Output every line below without omitting or altering anything.

---------- DATASET EXCERPT ----------

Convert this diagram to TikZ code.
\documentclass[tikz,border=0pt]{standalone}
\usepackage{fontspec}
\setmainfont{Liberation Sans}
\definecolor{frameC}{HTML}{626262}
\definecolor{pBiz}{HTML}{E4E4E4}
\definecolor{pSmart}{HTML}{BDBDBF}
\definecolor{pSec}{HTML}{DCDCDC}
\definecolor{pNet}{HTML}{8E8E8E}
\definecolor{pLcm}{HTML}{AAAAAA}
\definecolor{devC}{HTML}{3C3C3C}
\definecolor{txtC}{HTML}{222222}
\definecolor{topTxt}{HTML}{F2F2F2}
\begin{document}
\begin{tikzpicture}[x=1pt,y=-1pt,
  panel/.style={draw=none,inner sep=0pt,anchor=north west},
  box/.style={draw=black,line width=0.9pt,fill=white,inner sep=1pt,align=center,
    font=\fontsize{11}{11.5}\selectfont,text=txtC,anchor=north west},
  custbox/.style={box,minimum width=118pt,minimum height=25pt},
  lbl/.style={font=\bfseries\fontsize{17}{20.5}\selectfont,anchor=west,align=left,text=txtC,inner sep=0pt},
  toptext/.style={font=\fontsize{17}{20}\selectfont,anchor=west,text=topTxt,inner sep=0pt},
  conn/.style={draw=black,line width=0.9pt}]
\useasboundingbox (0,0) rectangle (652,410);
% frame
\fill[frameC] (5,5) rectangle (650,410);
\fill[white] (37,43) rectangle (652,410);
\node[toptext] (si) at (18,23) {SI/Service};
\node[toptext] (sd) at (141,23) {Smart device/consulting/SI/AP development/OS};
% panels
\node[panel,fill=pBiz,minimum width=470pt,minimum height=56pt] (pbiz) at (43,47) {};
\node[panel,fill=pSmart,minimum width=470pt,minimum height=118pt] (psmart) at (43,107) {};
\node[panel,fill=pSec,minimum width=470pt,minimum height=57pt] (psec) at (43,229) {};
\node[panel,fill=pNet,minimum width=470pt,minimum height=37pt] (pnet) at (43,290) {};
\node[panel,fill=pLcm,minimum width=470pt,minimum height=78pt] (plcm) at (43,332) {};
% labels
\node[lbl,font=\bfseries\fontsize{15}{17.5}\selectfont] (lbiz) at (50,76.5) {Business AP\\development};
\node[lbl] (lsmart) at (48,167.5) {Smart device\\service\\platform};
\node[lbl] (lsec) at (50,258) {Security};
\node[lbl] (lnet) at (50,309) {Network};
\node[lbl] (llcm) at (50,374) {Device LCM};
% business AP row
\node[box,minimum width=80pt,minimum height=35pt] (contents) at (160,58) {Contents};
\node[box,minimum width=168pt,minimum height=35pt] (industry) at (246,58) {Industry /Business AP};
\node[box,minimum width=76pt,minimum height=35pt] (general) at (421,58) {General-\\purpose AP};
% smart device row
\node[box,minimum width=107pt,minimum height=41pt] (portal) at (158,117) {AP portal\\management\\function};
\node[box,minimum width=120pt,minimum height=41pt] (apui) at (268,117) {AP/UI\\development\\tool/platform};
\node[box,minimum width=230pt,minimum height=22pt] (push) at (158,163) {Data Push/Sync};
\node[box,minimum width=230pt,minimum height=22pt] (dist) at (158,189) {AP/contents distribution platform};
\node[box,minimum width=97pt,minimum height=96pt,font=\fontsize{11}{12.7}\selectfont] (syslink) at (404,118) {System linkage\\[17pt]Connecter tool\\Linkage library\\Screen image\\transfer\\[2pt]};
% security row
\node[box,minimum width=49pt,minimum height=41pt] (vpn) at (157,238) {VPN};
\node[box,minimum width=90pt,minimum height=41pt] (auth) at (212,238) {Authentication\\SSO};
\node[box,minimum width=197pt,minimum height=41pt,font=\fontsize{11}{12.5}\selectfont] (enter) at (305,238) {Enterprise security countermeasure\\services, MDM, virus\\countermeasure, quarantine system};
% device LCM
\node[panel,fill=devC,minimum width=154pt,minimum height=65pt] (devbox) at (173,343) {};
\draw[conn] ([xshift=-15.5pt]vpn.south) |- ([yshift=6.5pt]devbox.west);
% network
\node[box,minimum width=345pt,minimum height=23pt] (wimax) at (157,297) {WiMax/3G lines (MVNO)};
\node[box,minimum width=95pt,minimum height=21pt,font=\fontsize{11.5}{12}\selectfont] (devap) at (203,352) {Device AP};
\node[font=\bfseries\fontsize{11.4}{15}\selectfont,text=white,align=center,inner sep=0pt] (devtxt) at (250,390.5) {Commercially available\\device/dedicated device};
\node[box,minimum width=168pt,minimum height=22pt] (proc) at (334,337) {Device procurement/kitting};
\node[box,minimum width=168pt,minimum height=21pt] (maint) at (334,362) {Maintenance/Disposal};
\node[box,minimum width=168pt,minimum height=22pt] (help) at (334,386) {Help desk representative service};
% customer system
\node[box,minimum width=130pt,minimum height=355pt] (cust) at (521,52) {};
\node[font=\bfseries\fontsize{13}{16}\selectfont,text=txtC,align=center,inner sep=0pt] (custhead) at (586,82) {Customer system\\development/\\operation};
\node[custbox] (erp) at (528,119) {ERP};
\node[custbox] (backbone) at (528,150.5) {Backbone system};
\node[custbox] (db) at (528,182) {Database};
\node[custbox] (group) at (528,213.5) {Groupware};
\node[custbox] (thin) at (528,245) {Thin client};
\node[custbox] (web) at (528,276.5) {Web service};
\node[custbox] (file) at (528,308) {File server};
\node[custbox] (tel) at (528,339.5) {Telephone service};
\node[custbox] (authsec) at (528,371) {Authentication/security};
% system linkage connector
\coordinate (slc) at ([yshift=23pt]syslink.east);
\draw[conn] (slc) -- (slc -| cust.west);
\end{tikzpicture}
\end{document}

----------

[FINISHED TASK]:
Convert this diagram to TikZ code.
\documentclass[tikz,border=0pt]{standalone}
\usepackage{fontspec}
\setmainfont{Liberation Sans}
\definecolor{frameC}{HTML}{626262}
\definecolor{pBiz}{HTML}{E4E4E4}
\definecolor{pSmart}{HTML}{BDBDBF}
\definecolor{pSec}{HTML}{DCDCDC}
\definecolor{pNet}{HTML}{8E8E8E}
\definecolor{pLcm}{HTML}{AAAAAA}
\definecolor{devC}{HTML}{3C3C3C}
\definecolor{txtC}{HTML}{222222}
\definecolor{topTxt}{HTML}{F2F2F2}
\begin{document}
\begin{tikzpicture}[x=1pt,y=-1pt,
  panel/.style={draw=none,inner sep=0pt,anchor=north west},
  box/.style={draw=black,line width=0.9pt,fill=white,inner sep=1pt,align=center,
    font=\fontsize{11}{11.5}\selectfont,text=txtC,anchor=north west},
  custbox/.style={box,minimum width=118pt,minimum height=25pt},
  lbl/.style={font=\bfseries\fontsize{17}{20.5}\selectfont,anchor=west,align=left,text=txtC,inner sep=0pt},
  toptext/.style={font=\fontsize{17}{20}\selectfont,anchor=west,text=topTxt,inner sep=0pt},
  conn/.style={draw=black,line width=0.9pt}]
\useasboundingbox (0,0) rectangle (652,410);
% frame
\fill[frameC] (5,5) rectangle (650,410);
\fill[white] (37,43) rectangle (652,410);
\node[toptext] (si) at (18,23) {SI/Service};
\node[toptext] (sd) at (141,23) {Smart device/consulting/SI/AP development/OS};
% panels
\node[panel,fill=pBiz,minimum width=470pt,minimum height=56pt] (pbiz) at (43,47) {};
\node[panel,fill=pSmart,minimum width=470pt,minimum height=118pt] (psmart) at (43,107) {};
\node[panel,fill=pSec,minimum width=470pt,minimum height=57pt] (psec) at (43,229) {};
\node[panel,fill=pNet,minimum width=470pt,minimum height=37pt] (pnet) at (43,290) {};
\node[panel,fill=pLcm,minimum width=470pt,minimum height=78pt] (plcm) at (43,332) {};
% labels
\node[lbl,font=\bfseries\fontsize{15}{17.5}\selectfont] (lbiz) at (50,76.5) {Business AP\\development};
\node[lbl] (lsmart) at (48,167.5) {Smart device\\service\\platform};
\node[lbl] (lsec) at (50,258) {Security};
\node[lbl] (lnet) at (50,309) {Network};
\node[lbl] (llcm) at (50,374) {Device LCM};
% business AP row
\node[box,minimum width=80pt,minimum height=35pt] (contents) at (160,58) {Contents};
\node[box,minimum width=168pt,minimum height=35pt] (industry) at (246,58) {Industry /Business AP};
\node[box,minimum width=76pt,minimum height=35pt] (general) at (421,58) {General-\\purpose AP};
% smart device row
\node[box,minimum width=107pt,minimum height=41pt] (portal) at (158,117) {AP portal\\management\\function};
\node[box,minimum width=120pt,minimum height=41pt] (apui) at (268,117) {AP/UI\\development\\tool/platform};
\node[box,minimum width=230pt,minimum height=22pt] (push) at (158,163) {Data Push/Sync};
\node[box,minimum width=230pt,minimum height=22pt] (dist) at (158,189) {AP/contents distribution platform};
\node[box,minimum width=97pt,minimum height=96pt,font=\fontsize{11}{12.7}\selectfont] (syslink) at (404,118) {System linkage\\[17pt]Connecter tool\\Linkage library\\Screen image\\transfer\\[2pt]};
% security row
\node[box,minimum width=49pt,minimum height=41pt] (vpn) at (157,238) {VPN};
\node[box,minimum width=90pt,minimum height=41pt] (auth) at (212,238) {Authentication\\SSO};
\node[box,minimum width=197pt,minimum height=41pt,font=\fontsize{11}{12.5}\selectfont] (enter) at (305,238) {Enterprise security countermeasure\\services, MDM, virus\\countermeasure, quarantine system};
% device LCM
\node[panel,fill=devC,minimum width=154pt,minimum height=65pt] (devbox) at (173,343) {};
\draw[conn] ([xshift=-15.5pt]vpn.south) |- ([yshift=6.5pt]devbox.west);
% network
\node[box,minimum width=345pt,minimum height=23pt] (wimax) at (157,297) {WiMax/3G lines (MVNO)};
\node[box,minimum width=95pt,minimum height=21pt,font=\fontsize{11.5}{12}\selectfont] (devap) at (203,352) {Device AP};
\node[font=\bfseries\fontsize{11.4}{15}\selectfont,text=white,align=center,inner sep=0pt] (devtxt) at (250,390.5) {Commercially available\\device/dedicated device};
\node[box,minimum width=168pt,minimum height=22pt] (proc) at (334,337) {Device procurement/kitting};
\node[box,minimum width=168pt,minimum height=21pt] (maint) at (334,362) {Maintenance/Disposal};
\node[box,minimum width=168pt,minimum height=22pt] (help) at (334,386) {Help desk representative service};
% customer system
\node[box,minimum width=130pt,minimum height=355pt] (cust) at (521,52) {};
\node[font=\bfseries\fontsize{13}{16}\selectfont,text=txtC,align=center,inner sep=0pt] (custhead) at (586,82) {Customer system\\development/\\operation};
\node[custbox] (erp) at (528,119) {ERP};
\node[custbox] (backbone) at (528,150.5) {Backbone system};
\node[custbox] (db) at (528,182) {Database};
\node[custbox] (group) at (528,213.5) {Groupware};
\node[custbox] (thin) at (528,245) {Thin client};
\node[custbox] (web) at (528,276.5) {Web service};
\node[custbox] (file) at (528,308) {File server};
\node[custbox] (tel) at (528,339.5) {Telephone service};
\node[custbox] (authsec) at (528,371) {Authentication/security};
% system linkage connector
\coordinate (slc) at ([yshift=23pt]syslink.east);
\draw[conn] (slc) -- (slc -| cust.west);
\end{tikzpicture}
\end{document}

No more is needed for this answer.